22 reviews1 follower
April 16, 2022
2,5 - Racist, speciesist, and inherently problematic but the rest of the story was actually quite funny.
Profile Image for Uri Cohen.
350 reviews8 followers
May 12, 2025
This odd retelling of Robinson Crusoe is fanfiction from the 1700s. TL; DR: The New Robinson Crusoe has some interesting aspects, but it's way too preachy to recommend.

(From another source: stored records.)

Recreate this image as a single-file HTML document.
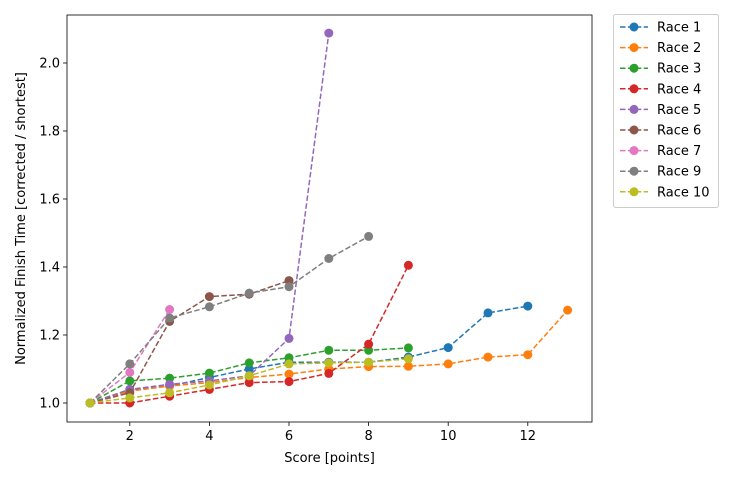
<!DOCTYPE html>
<html><head><meta charset="utf-8"><style>
body{margin:0;background:#fff;font-family:"Liberation Sans","DejaVu Sans",sans-serif}
svg text{font-family:"DejaVu Sans","Liberation Sans",sans-serif;font-size:13px;fill:#000}
</style></head><body>
<svg id="chart" width="736" height="480" viewBox="0 0 736 480" xmlns="http://www.w3.org/2000/svg">
<g id="plot"></g>
</svg>
<script>
const seriesNames=["Race 1","Race 2","Race 3","Race 4","Race 5","Race 6","Race 7","Race 9","Race 10"];
const colors=["#1f77b4","#ff7f0e","#2ca02c","#d62728","#9467bd","#8c564b","#e377c2","#7f7f7f","#bcbd22"];
const race1=[1.0,1.04,1.05,1.075,1.10,1.12,1.12,1.12,1.135,1.163,1.265,1.285];
const race2=[1.0,1.035,1.05,1.06,1.075,1.085,1.10,1.107,1.108,1.115,1.135,1.142,1.273];
const race3=[1.0,1.065,1.073,1.088,1.118,1.133,1.155,1.155,1.162];
const race4=[1.0,1.0,1.02,1.04,1.06,1.063,1.087,1.173,1.405];
const race5=[1.0,1.04,1.055,1.065,1.08,1.19,2.088];
const race6=[1.0,1.03,1.24,1.313,1.32,1.36];
const race7=[1.0,1.09,1.275];
const race9=[1.0,1.115,1.25,1.283,1.323,1.342,1.425,1.49];
const race10=[1.0,1.015,1.03,1.053,1.08,1.115,1.118,1.12,1.13];
const xTicks=[2,4,6,8,10,12];
const yTicks=[1.0,1.2,1.4,1.6,1.8,2.0];
const allSeries=[race1,race2,race3,race4,race5,race6,race7,race9,race10];
const L=67,R=592,T=15,B=422;
const xs=v=>90+(v-1)*39.8;
const ys=v=>403-(v-1)*340;
const NS="http://www.w3.org/2000/svg";
const g=document.getElementById('plot');
function mk(t,a,p){const e=document.createElementNS(NS,t);for(const k in a)e.setAttribute(k,a[k]);(p||g).appendChild(e);return e;}
const frame=mk('rect',{x:L,y:T,width:R-L,height:B-T,fill:'none',stroke:'#000','stroke-width':0.8});


xTicks.forEach(t=>{
  const tk=mk('line',{x1:xs(t),x2:xs(t),y1:B,y2:B+4,stroke:'#000','stroke-width':0.8});
  
  
  const tx=mk('text',{x:xs(t),y:B+18,'text-anchor':'middle'});tx.textContent=t;
  
  
});
yTicks.forEach(t=>{
  const tk=mk('line',{x1:L-4,x2:L,y1:ys(t),y2:ys(t),stroke:'#000','stroke-width':0.8});
  
  
  const tx=mk('text',{x:L-7,y:ys(t)+4.5,'text-anchor':'end'});tx.textContent=t.toFixed(1);
  
  
});
const xt=mk('text',{x:(L+R)/2,y:462,'text-anchor':'middle'});xt.textContent='Score [points]';


const yt=mk('text',{x:0,y:0,'text-anchor':'middle',transform:`translate(25,${(T+B)/2}) rotate(-90)`});yt.textContent='Normalized Finish Time [corrected / shortest]';


allSeries.forEach((s,i)=>{
  const sg=mk('g',{});
  
  
  const pts=s.map((v,j)=>xs(j+1)+','+ys(v)).join(' ');
  const pl=mk('polyline',{points:pts,fill:'none',stroke:colors[i],'stroke-width':1.5,'stroke-dasharray':'5.5,2.4'},sg);
  
  
  s.forEach((v,j)=>{
    const c=mk('circle',{cx:xs(j+1),cy:ys(v),r:4.5,fill:colors[i]},sg);
    
    
  });
});
const lg=mk('g',{},document.getElementById('chart'));


mk('rect',{x:613.5,y:14.5,width:105,height:193,rx:2,fill:'#fff',stroke:'#ccc'},lg);
seriesNames.forEach((n,i)=>{
  const y=27+i*20.6;
  const e=mk('g',{},lg);
  
  
  mk('line',{x1:620,x2:648,y1:y,y2:y,stroke:colors[i],'stroke-width':1.5,'stroke-dasharray':'5.5,2.4'},e);
  mk('circle',{cx:634,cy:y,r:4.5,fill:colors[i]},e);
  const t=mk('text',{x:657,y:y+4.5},e);t.textContent=n;
});
</script>
</body></html>
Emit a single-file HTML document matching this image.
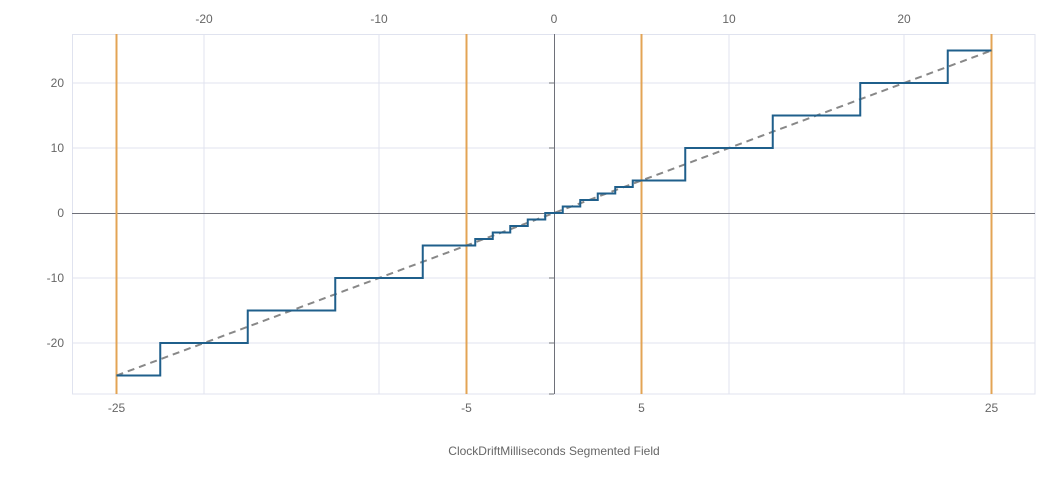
<!DOCTYPE html>
<html><head><meta charset="utf-8"><style>
html,body{margin:0;padding:0;background:#fff;width:1060px;height:480px;overflow:hidden}
text{font-family:"Liberation Sans",sans-serif;font-size:12px;fill:#666}
</style></head><body>
<svg width="1060" height="480" viewBox="0 0 1060 480" xmlns="http://www.w3.org/2000/svg">
<rect x="72.5" y="34.5" width="962.5" height="359.5" fill="none" stroke="#e0e3ef"/>
<g stroke="#e0e3ef" stroke-width="1">
<line x1="204" y1="34" x2="204" y2="394"/><line x1="379" y1="34" x2="379" y2="394"/>
<line x1="729" y1="34" x2="729" y2="394"/><line x1="904" y1="34" x2="904" y2="394"/>
<line x1="72" y1="83" x2="1035" y2="83"/><line x1="72" y1="148" x2="1035" y2="148"/>
<line x1="72" y1="278" x2="1035" y2="278"/><line x1="72" y1="343" x2="1035" y2="343"/>
</g>
<g stroke="#6e7079" stroke-width="1">
<line x1="554.5" y1="34" x2="554.5" y2="394"/>
<line x1="72" y1="213.5" x2="1035" y2="213.5"/>
<line x1="549" y1="83" x2="554" y2="83"/><line x1="549" y1="148" x2="554" y2="148"/>
<line x1="549" y1="278" x2="554" y2="278"/><line x1="549" y1="343" x2="554" y2="343"/>
<line x1="549" y1="394" x2="554" y2="394"/>
</g>
<g stroke="#e3a455" stroke-width="2">
<line x1="116.5" y1="34" x2="116.5" y2="394"/><line x1="466.5" y1="34" x2="466.5" y2="394"/>
<line x1="641.5" y1="34" x2="641.5" y2="394"/><line x1="991.5" y1="34" x2="991.5" y2="394"/>
</g>
<line x1="116.5" y1="375.5" x2="991.5" y2="50.5" stroke="#888" stroke-width="2" stroke-dasharray="7,5"/>
<polyline fill="none" stroke="#1f5f8b" stroke-width="2" points="
116.5,375.5 160.25,375.5 160.25,343 247.75,343 247.75,310.5 335.25,310.5 335.25,278 422.75,278 422.75,245.5
475.25,245.5 475.25,239 492.75,239 492.75,232.5 510.25,232.5 510.25,226 527.75,226 527.75,219.5 545.25,219.5 545.25,213
562.75,213 562.75,206.5 580.25,206.5 580.25,200 597.75,200 597.75,193.5 615.25,193.5 615.25,187 632.75,187 632.75,180.5
685.25,180.5 685.25,148 772.75,148 772.75,115.5 860.25,115.5 860.25,83 947.75,83 947.75,50.5 991.5,50.5"/>
<g text-anchor="middle">
<text x="204" y="23">-20</text><text x="379" y="23">-10</text><text x="554" y="23">0</text>
<text x="729" y="23">10</text><text x="904" y="23">20</text>
<text x="116.5" y="412">-25</text><text x="466.5" y="412">-5</text>
<text x="641.5" y="412">5</text><text x="991.5" y="412">25</text>
<text x="554" y="455" style="font-size:12px">ClockDriftMilliseconds Segmented Field</text>
</g>
<g text-anchor="end">
<text x="64" y="87">20</text><text x="64" y="152">10</text><text x="64" y="217">0</text>
<text x="64" y="282">-10</text><text x="64" y="347">-20</text>
</g>
</svg>
</body></html>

There is so little available online in English about this once-popular book that I need to explain about the background. If you're not interested, feel free to skip to the paragraph below that starts "Now for the content!"

STEP ONE
Daniel Defoe's 1719 English novel Robinson Crusoe (which I reviewed here) has inspired lots of castaway fiction. Mostly, the stories are entirely new. (That includes Swiss Family Robinson, the title of which is a hat-tip to Defoe's character.) True, some of the movie versions of Robinson Crusoe take major liberties with the plot (such as the 1988 British film Crusoe starring Aidan Quinn and the 1997 film Robinson Crusoe starring Pierce Brosnan), but that's par for the course when it comes to movies. With books, though, even abridged versions for children tend to stick to the original plot.

STEP TWO
Enter Joachim Heinrich Campe, who was part of an educational reform movement in Germany called Philanthropinism. In 1779-1780, sixty years after Defoe's novel, Campe published a fanfic in German called Robinson der Jüngere, literally Robinson the Younger (which became the title of one of the English translations). Apparently it was the first German novel written specifically for children, and for a while it was very popular, with more than 100 editions in 20 different languages. (For more about the book's editions and also its illustrations, see the blog post entitled Crusoe’s Adventures in Enlightenment Germany.) However, as I will argue shortly, Campe's book has not stood the test of time.

STEP THREE
About ten years later, British publisher John Stockdale translated (or had someone translate) Campe's fanfic into English and titled it The New Robinson Crusoe. I went looking for an online copy and was dismayed to find that absolutely nobody has uploaded this book in a format for ebook readers (epub, MOBI, etc). It's PDF or nothing. Even Project Gutenberg doesn't offer a version in English (only Tagalog and Latin). That was my first indication that nobody today is interested in reading it. I'll theorize shortly why that is.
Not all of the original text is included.